PROBLEM REQUIREMENTS: Below this line are records; write out exactly the lines from the one containing "What Chart.js code" through the one containing "100, step: 10", with the pictures left out.

(Figure scripts)
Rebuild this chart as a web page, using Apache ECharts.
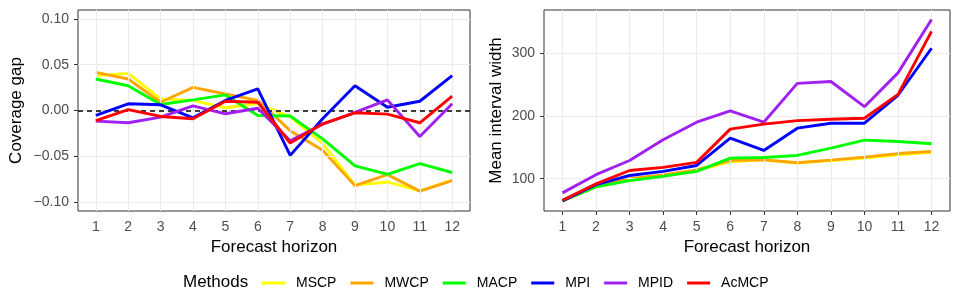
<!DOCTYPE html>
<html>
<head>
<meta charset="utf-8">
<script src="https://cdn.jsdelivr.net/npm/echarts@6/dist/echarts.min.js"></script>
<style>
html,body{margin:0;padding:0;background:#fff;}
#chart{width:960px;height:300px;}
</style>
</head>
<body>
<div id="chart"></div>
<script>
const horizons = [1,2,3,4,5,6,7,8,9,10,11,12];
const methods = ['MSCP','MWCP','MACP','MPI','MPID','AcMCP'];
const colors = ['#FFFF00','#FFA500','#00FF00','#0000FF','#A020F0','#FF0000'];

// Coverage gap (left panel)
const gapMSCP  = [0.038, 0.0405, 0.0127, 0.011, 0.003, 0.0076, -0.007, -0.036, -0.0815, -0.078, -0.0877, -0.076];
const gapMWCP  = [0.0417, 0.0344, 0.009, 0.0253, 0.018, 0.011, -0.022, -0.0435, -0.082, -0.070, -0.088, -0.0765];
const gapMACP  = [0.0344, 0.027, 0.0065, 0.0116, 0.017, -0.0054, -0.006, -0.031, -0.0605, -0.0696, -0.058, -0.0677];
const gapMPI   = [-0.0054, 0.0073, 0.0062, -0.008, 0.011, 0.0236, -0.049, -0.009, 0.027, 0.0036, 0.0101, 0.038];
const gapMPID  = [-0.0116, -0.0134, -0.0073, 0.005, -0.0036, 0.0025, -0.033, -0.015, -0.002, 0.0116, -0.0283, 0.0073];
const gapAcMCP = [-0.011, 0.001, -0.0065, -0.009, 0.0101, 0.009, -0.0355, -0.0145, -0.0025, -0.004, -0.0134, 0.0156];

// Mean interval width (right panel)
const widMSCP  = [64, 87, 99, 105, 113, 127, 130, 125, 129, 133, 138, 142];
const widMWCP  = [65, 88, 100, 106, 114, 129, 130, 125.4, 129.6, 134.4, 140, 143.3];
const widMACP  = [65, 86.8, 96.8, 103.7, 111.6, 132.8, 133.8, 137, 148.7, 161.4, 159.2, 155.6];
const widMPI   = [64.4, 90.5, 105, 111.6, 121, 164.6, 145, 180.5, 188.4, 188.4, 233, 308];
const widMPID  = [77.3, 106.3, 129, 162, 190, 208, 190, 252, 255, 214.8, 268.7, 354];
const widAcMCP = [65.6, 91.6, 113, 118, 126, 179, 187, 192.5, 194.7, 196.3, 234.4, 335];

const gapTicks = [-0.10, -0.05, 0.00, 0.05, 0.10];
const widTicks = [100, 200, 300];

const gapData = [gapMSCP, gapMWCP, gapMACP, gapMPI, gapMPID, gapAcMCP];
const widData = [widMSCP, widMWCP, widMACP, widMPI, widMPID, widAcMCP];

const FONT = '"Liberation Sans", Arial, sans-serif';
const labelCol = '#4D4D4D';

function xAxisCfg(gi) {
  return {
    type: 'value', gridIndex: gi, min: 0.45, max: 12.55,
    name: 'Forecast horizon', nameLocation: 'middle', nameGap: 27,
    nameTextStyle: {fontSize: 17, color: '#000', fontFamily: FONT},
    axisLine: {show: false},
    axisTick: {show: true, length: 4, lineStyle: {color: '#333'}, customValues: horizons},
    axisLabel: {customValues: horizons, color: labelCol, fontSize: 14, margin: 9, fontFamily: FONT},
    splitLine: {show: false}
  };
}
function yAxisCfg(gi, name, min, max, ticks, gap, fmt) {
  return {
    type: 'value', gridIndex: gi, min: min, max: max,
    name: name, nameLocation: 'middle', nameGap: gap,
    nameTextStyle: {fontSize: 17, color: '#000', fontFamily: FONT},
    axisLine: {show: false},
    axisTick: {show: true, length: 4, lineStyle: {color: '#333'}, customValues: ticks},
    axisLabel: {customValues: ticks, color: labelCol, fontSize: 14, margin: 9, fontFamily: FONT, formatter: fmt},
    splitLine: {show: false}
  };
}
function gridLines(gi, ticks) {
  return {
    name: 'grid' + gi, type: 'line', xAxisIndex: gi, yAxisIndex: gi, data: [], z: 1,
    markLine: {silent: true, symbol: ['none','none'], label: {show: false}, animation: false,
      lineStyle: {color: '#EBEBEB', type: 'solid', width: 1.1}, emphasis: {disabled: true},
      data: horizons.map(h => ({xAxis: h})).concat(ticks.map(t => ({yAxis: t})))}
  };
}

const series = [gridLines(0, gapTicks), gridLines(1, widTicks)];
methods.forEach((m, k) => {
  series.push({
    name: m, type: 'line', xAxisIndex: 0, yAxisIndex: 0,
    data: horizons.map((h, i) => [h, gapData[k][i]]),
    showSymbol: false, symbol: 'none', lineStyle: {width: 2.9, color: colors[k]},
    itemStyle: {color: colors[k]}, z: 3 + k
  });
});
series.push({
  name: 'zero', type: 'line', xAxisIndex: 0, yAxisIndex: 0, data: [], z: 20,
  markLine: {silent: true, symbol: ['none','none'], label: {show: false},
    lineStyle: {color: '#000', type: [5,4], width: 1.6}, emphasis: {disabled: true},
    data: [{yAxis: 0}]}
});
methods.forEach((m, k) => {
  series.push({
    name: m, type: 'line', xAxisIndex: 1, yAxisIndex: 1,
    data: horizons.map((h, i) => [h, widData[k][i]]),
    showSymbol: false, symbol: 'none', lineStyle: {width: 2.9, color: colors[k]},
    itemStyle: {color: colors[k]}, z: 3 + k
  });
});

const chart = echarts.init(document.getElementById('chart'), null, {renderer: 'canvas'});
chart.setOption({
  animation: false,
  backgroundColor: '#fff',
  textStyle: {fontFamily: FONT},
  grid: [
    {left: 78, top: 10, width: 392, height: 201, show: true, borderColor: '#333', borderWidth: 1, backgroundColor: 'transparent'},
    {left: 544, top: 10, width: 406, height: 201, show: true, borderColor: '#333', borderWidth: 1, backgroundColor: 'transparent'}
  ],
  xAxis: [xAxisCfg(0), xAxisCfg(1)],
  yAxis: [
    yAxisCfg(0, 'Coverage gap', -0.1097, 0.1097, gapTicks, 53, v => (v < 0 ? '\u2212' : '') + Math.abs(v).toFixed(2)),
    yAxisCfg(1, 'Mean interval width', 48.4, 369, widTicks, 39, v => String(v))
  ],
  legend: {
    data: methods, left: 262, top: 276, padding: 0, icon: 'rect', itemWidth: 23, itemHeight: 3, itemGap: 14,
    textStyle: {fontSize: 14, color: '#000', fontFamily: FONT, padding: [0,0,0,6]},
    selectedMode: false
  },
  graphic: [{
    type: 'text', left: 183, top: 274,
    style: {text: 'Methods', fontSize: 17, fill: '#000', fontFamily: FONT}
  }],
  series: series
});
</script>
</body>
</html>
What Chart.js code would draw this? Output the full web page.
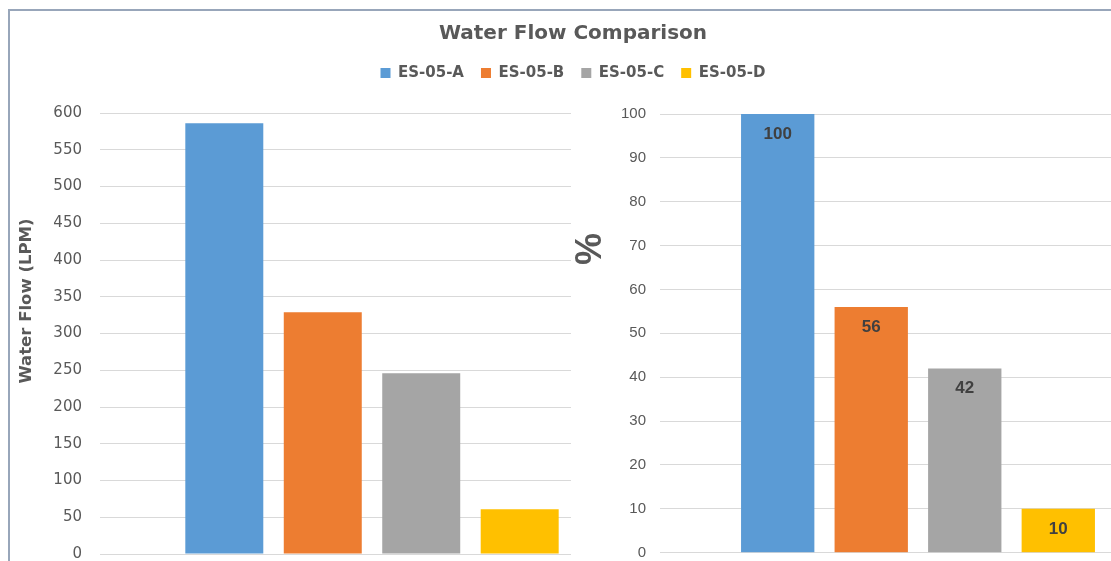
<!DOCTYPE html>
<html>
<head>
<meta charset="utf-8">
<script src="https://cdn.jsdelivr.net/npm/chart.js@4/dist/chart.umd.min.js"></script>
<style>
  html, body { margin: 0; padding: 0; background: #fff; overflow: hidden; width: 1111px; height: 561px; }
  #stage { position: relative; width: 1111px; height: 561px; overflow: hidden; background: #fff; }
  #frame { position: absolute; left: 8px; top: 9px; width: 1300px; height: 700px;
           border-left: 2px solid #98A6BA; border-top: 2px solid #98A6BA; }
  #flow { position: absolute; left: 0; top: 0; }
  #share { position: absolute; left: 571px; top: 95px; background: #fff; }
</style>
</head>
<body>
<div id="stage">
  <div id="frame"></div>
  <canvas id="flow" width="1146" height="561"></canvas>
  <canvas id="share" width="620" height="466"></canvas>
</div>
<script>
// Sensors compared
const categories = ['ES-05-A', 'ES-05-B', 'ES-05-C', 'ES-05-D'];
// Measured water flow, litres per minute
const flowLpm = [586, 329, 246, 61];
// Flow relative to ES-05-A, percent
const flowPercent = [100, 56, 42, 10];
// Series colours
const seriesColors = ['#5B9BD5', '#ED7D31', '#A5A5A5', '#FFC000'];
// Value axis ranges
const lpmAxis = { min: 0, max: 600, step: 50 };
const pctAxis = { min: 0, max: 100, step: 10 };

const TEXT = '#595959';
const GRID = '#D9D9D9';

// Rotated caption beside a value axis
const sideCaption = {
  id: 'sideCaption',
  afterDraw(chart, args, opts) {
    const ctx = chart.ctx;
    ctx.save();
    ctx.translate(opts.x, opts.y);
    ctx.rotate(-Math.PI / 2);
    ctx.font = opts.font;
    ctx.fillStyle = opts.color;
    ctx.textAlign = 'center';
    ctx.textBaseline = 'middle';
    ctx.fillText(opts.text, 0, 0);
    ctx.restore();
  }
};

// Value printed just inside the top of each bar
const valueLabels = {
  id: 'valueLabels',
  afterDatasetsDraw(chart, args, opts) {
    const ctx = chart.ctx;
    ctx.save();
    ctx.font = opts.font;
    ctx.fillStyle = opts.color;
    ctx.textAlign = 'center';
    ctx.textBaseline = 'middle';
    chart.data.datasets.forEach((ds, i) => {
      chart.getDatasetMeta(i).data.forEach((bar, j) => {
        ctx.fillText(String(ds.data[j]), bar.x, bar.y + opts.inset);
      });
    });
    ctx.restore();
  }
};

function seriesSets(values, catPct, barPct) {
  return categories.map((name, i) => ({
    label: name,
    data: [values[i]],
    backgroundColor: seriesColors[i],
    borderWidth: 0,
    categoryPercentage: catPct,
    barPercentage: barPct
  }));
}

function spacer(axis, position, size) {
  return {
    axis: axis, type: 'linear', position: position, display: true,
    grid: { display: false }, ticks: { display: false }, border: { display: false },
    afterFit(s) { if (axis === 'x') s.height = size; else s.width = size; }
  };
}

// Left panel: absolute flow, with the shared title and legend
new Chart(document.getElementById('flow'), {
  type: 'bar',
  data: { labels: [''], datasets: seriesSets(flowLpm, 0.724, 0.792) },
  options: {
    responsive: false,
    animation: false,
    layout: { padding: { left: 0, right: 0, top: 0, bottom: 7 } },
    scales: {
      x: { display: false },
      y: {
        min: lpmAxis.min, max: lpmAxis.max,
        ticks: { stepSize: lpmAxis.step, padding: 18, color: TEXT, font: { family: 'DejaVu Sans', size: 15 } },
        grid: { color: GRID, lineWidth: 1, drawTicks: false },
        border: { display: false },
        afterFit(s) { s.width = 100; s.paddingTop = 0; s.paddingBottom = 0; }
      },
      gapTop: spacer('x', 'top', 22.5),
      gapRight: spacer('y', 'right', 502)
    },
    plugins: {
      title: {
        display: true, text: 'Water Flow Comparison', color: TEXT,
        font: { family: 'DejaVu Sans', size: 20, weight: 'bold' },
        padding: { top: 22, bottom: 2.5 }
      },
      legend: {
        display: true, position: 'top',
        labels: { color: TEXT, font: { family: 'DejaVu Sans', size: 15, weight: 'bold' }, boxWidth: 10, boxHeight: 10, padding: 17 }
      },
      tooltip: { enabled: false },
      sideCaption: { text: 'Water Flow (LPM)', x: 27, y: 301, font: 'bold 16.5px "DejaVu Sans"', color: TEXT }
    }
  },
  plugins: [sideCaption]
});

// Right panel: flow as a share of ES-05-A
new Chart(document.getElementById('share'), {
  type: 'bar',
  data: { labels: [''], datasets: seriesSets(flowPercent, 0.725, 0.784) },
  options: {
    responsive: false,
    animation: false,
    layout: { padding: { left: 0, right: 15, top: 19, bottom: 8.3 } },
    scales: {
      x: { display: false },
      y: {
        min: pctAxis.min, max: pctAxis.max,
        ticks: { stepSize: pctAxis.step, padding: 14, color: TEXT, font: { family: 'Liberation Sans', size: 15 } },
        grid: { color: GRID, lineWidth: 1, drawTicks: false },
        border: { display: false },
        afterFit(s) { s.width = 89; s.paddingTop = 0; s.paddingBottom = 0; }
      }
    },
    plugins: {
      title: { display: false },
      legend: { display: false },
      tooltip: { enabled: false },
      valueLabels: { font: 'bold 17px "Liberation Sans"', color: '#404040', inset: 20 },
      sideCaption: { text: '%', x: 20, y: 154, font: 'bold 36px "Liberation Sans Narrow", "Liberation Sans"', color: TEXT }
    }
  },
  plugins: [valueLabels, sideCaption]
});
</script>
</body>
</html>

EXPECTED ANSWER:
What Chart.js code would draw this? Output the full web page.
<!DOCTYPE html>
<html>
<head>
<meta charset="utf-8">
<script src="https://cdn.jsdelivr.net/npm/chart.js@4/dist/chart.umd.min.js"></script>
<style>
  html, body { margin: 0; padding: 0; background: #fff; overflow: hidden; width: 1111px; height: 561px; }
  #stage { position: relative; width: 1111px; height: 561px; overflow: hidden; background: #fff; }
  #frame { position: absolute; left: 8px; top: 9px; width: 1300px; height: 700px;
           border-left: 2px solid #98A6BA; border-top: 2px solid #98A6BA; }
  #flow { position: absolute; left: 0; top: 0; }
  #share { position: absolute; left: 571px; top: 95px; background: #fff; }
</style>
</head>
<body>
<div id="stage">
  <div id="frame"></div>
  <canvas id="flow" width="1146" height="561"></canvas>
  <canvas id="share" width="620" height="466"></canvas>
</div>
<script>
// Sensors compared
const categories = ['ES-05-A', 'ES-05-B', 'ES-05-C', 'ES-05-D'];
// Measured water flow, litres per minute
const flowLpm = [586, 329, 246, 61];
// Flow relative to ES-05-A, percent
const flowPercent = [100, 56, 42, 10];
// Series colours
const seriesColors = ['#5B9BD5', '#ED7D31', '#A5A5A5', '#FFC000'];
// Value axis ranges
const lpmAxis = { min: 0, max: 600, step: 50 };
const pctAxis = { min: 0, max: 100, step: 10 };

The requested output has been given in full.